今回のビジネス用語は「BPR」です。日本国中で「働き方改革」に取り組まれるようになった今だからこそ、押さえておきたいこの言葉。解説していきましょう。

  • BPRの意味を理解していますか?(写真:マイナビニュース)

    BPRの意味を理解していますか?

ビジネス・プロセスとは何か

BPRとは【Business Process Re-engineering】の略で、ビジネス・プロセスを抜本的に見直し、仕組みを新しくする「業務改革」のことをいいます。BPRについて詳しく説明する前に、まずは「ビジネス・プロセス」とは何かを見ていきましょう。

どんな事業も「活動の連鎖」によって成り立っています。たとえば製品の製造販売なら「企画→設計→生産→販売→アフターサービス」という連鎖がありますし、人材採用なら「計画→募集→選考→内定→入社」という連鎖があります。

このように、目的が決められていて、始まりと終わりがあって、くり返される活動の連鎖が「ビジネス・プロセス」です。企業の中の連鎖は1つだけではありません。どんな企業も、商品・サービスを提供しながら、資金調達や経営計画の立案、給与や保険の管理、人材教育、季節の行事の準備など、さまざまなことを同時に行っています。

ビジネス・プロセスの種類

ビジネス・プロセスには大きく分けて、経営のための「管理プロセス」と、コア事業である「運用プロセス」と、それを支援する「支援プロセス」があります。企業のビジネスは、こうしたさまざまなプロセスが、担当者や部門を横断しながら、複雑に繋がって動いているのです。

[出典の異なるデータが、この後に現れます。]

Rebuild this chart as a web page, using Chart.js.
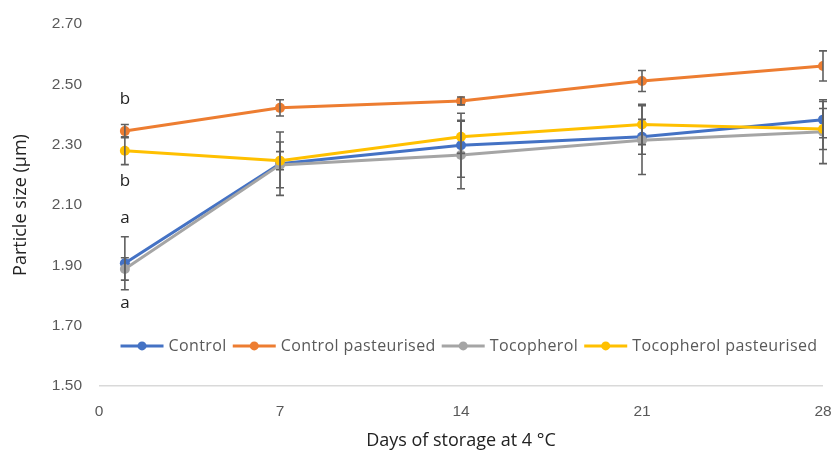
<!DOCTYPE html>
<html><head><meta charset="utf-8">
<script src="https://cdn.jsdelivr.net/npm/chart.js@4.4.1/dist/chart.umd.min.js"></script>
<style>html,body{margin:0;padding:0;background:#fff;}#wrap{width:833px;height:456px;}</style>
</head><body><div id="wrap"><canvas id="c" width="833" height="456"></canvas></div>
<script>
const days = [1, 7, 14, 21, 28];
const xTicks = [0, 7, 14, 21, 28];
const seriesNames = ["Control", "Control pasteurised", "Tocopherol", "Tocopherol pasteurised"];
const control = [1.907, 2.237, 2.298, 2.326, 2.383];
const controlPast = [2.345, 2.422, 2.445, 2.511, 2.561];
const tocopherol = [1.888, 2.233, 2.266, 2.315, 2.343];
const tocopherolPast = [2.280, 2.247, 2.326, 2.367, 2.352];
const controlErr = [0.088, 0.105, 0.106, 0.058, 0.06];
const controlPastErr = [0.022, 0.027, 0.013, 0.035, 0.05];
const tocopherolErr = [0.037, 0.076, 0.112, 0.114, 0.106];
const tocopherolPastErr = [0.046, 0.03, 0.055, 0.067, 0.068];
const letters = ["b", "b", "a", "a"];
const letterY = [2.452, 2.178, 2.055, 1.774];
const letterX = 1;
const colors = ["#4472C4", "#ED7D31", "#A5A5A5", "#FFC000"];

const vals = [control, controlPast, tocopherol, tocopherolPast];
const errs = [controlErr, controlPastErr, tocopherolErr, tocopherolPastErr];

const datasets = vals.map((v, i) => ({
  label: seriesNames[i],
  data: days.map((d, j) => ({x: d, y: v[j]})),
  borderColor: colors[i],
  backgroundColor: colors[i],
  borderWidth: 3,
  pointRadius: 5,
  pointBorderWidth: 0,
  pointBackgroundColor: colors[i],
  tension: 0,
  order: 4 - i,
  errors: errs[i]
}));

const extras = {
  id: 'extras',
  afterDatasetsDraw(chart) {
    const ctx = chart.ctx, xs = chart.scales.x, ys = chart.scales.y;
    ctx.save();
    ctx.strokeStyle = '#5f5f5f';
    ctx.lineWidth = 1.6;
    chart.data.datasets.forEach(ds => {
      ds.data.forEach((p, j) => {
        const e = ds.errors[j];
        const px = xs.getPixelForValue(p.x);
        const top = ys.getPixelForValue(p.y + e), bot = ys.getPixelForValue(p.y - e);
        ctx.beginPath();
        ctx.moveTo(px, top); ctx.lineTo(px, bot);
        ctx.moveTo(px - 4, top); ctx.lineTo(px + 4, top);
        ctx.moveTo(px - 4, bot); ctx.lineTo(px + 4, bot);
        ctx.stroke();
      });
    });
    // letters
    ctx.fillStyle = '#222';
    ctx.font = '17px "Open Sans", sans-serif';
    ctx.textAlign = 'center';
    ctx.textBaseline = 'middle';
    letters.forEach((l, i) => {
      ctx.fillText(l, xs.getPixelForValue(letterX), ys.getPixelForValue(letterY[i]));
    });
    // legend inside plot
    const legendY = ys.getPixelForValue(1.633);
    ctx.font = '16px "Open Sans", sans-serif';
    try { ctx.letterSpacing = '0.4px'; } catch (e) {}
    ctx.textAlign = 'left';
    const sampleW = 43, gapAfterSample = 5, gapItem = 6;
    let widths = chart.data.datasets.map(ds => sampleW + gapAfterSample + ctx.measureText(ds.label).width);
    let total = widths.reduce((a, b) => a + b, 0) + gapItem * (widths.length - 1);
    let x = (chart.chartArea.left + chart.chartArea.right) / 2 - total / 2 + 8;
    chart.data.datasets.forEach((ds, i) => {
      ctx.strokeStyle = ds.borderColor;
      ctx.lineWidth = 3;
      ctx.beginPath(); ctx.moveTo(x, legendY); ctx.lineTo(x + sampleW, legendY); ctx.stroke();
      ctx.fillStyle = ds.borderColor;
      ctx.beginPath(); ctx.arc(x + sampleW / 2, legendY, 4.5, 0, Math.PI * 2); ctx.fill();
      ctx.fillStyle = '#595959';
      ctx.fillText(ds.label, x + sampleW + gapAfterSample, legendY + 1);
      x += widths[i] + gapItem;
    });
    ctx.restore();
  }
};

new Chart(document.getElementById('c'), {
  type: 'line',
  data: { datasets },
  plugins: [extras],
  options: {
    responsive: false,
    animation: false,
    layout: { padding: { top: 24, right: 10, left: 0, bottom: 0 } },
    plugins: { legend: { display: false }, tooltip: { enabled: false } },
    scales: {
      x: {
        type: 'linear', min: 0, max: 28,
        afterBuildTicks(s) { s.ticks = xTicks.map(v => ({value: v})); },
        afterFit(s) { s.height = 70; s.paddingRight = 0; s.paddingLeft = 0; },
        grid: { display: false, drawTicks: false },
        border: { display: false },
        ticks: { color: '#595959', font: { size: 15.5, family: '"Liberation Sans", sans-serif' }, padding: 16, maxRotation: 0 },
        title: { display: true, text: 'Days of storage at 4 °C', color: '#222', font: { size: 18, family: '"Open Sans", sans-serif' }, padding: { top: 11 } }
      },
      y: {
        min: 1.5, max: 2.7,
        ticks: { stepSize: 0.2, color: '#595959', font: { size: 15.5, family: '"Liberation Sans", sans-serif' }, padding: 17, callback: v => v.toFixed(2) },
        afterFit(s) { s.width = 99; s.paddingTop = 0; s.paddingBottom = 0; },
        grid: { display: true, drawTicks: false, color: c => c.tick && Math.abs(c.tick.value - 1.5) < 1e-6 ? '#D9D9D9' : 'rgba(0,0,0,0)', lineWidth: 1.5 },
        border: { display: false },
        title: { display: true, text: 'Particle size (µm)', color: '#222', font: { size: 18, family: '"Open Sans", sans-serif' }, padding: { top: 10, bottom: 0 } }
      }
    }
  }
});
</script></body></html>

ところが現代の企業は、あまりにビジネス・プロセスが複雑になりすぎて、全体像を経営層しか、(あるいは誰も)知らないような事態になってきました。隣の部門が何をやっているのか、きちんと把握している人は少ないでしょう。分業化によって、本当は繋がっているプロセスが、分断されているように見えてしまっているのです。

全社で業務を見直すBPR

分断された組織や孤立した業務内容、細分化されたビジネスルールを見直し、最終顧客に向かう「ビジネス・プロセス」を再設計(リ・エンジニアリング)することで、飛躍的なコスト削減や生産性向上を目指そうという経営コンセプトが"BPR"です。

たくさんのプロセスが複雑に関係しているシステムは、企業だけに限りません。宇宙や自然は複雑なシステムの代表ですし、私たちの身体も同じです。食事と運動と睡眠の関係について知らずに、どうして身体の健康を保つことができるでしょう? 植物と動物と微生物がのびのびと生きられる環境でなければ、生態系が安定することはありません。

企業も同じです。起きている活動を見渡し、その流れに首尾一貫性を持たせることによって、全社的な改革をもたらそうという考えがBPRなのです。

BPRの歴史

BPRの原型になる概念は、1990年にMIT(マサチューセッツ工科大学)でコンピューターサイエンスを教えていたマイケル・ハマーによって提唱され、その後、経営コンサルト達によって広まりました。業務プロセスからムリ・ムダ・ムラを取り除き、素早く顧客ニーズにこたえられる体制に脱皮する経営手法は、1980年代に「ひとり勝ち」していた日本の製造業に学んだとされています。

時代は下り、バブル崩壊を経た現代の日本においても、BPRは注目される概念となってきました。日本能率協会が行った2014年の調査によれば、日本国内企業89社のうち約7割がBPRに取り組んでいます。
※「BPR(業務の抜本的改革)」に関する実態調査報告書より

長時間労働の是正やワーク・ライフ・バランスの実現、柔軟な働き方への環境整備といった「働き方改革」に国を挙げて取り組むようになった今、業務を根底から見直すBPRは効果的な手法として注目されているのです。